Mel Brooks non dimentica mai di mettere in guardia i più giovani dalle tentazioni dei risultati facili – “È lì che devi imparare la lezione più importante: non dare mai al pubblico quello che si aspetta!”- , dall’importanza di saper accettare le sconfitte – Fallire è vitale. È un fattore determinante nell’equazione che avrà come risultato la tua carriera– e soprattutto, di avere un’unica regola fondamentale: “Quello che faceva ridere noi, avrebbe fatto ridere tutti”, perché vengono “prima le risate, poi tutto il resto.

Ecco l’imperativo categorico, l’unica legge valida nell’impero di Mel Brooks: si può ridere di tutto. Per non avere paura di niente, per distruggere la devozione ma non il rispetto, e per allenare l’insubordinazione e il senso critico.

Perché, come afferma Martin Scorsese: “nei film di Mel non si sa mai che cosa può accadere. I confini tra ciò che è divertente e ciò che non lo è affatto in qualche modo sfumano o cadono.
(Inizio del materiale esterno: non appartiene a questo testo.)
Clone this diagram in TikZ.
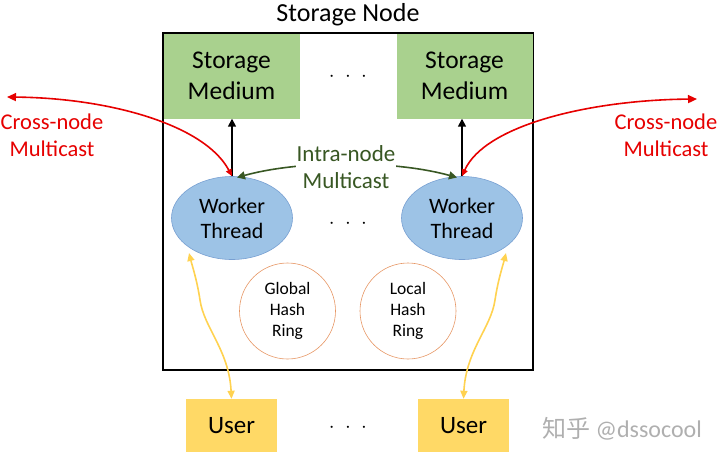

Mel attraversa quei confini con una risata, possiede uno spirito anarchico ma un cuore d’oro”.

Tutto su di me!, come una moderna Torah ebraica si divide in insegnamenti e racconti, scivolando nel caos organizzato che è la comicità e la vita di Mel Brooks.

Un uomo e un re che ha capito la serietà, soprattutto dei giochi più preziosi, come il cinema e i suoi generi. Per lasciarci forse l’insegnamento più grande di tutti: se un produttore vi dice di tagliare una scena, fategli sì con la testa e poi dimenticatelo.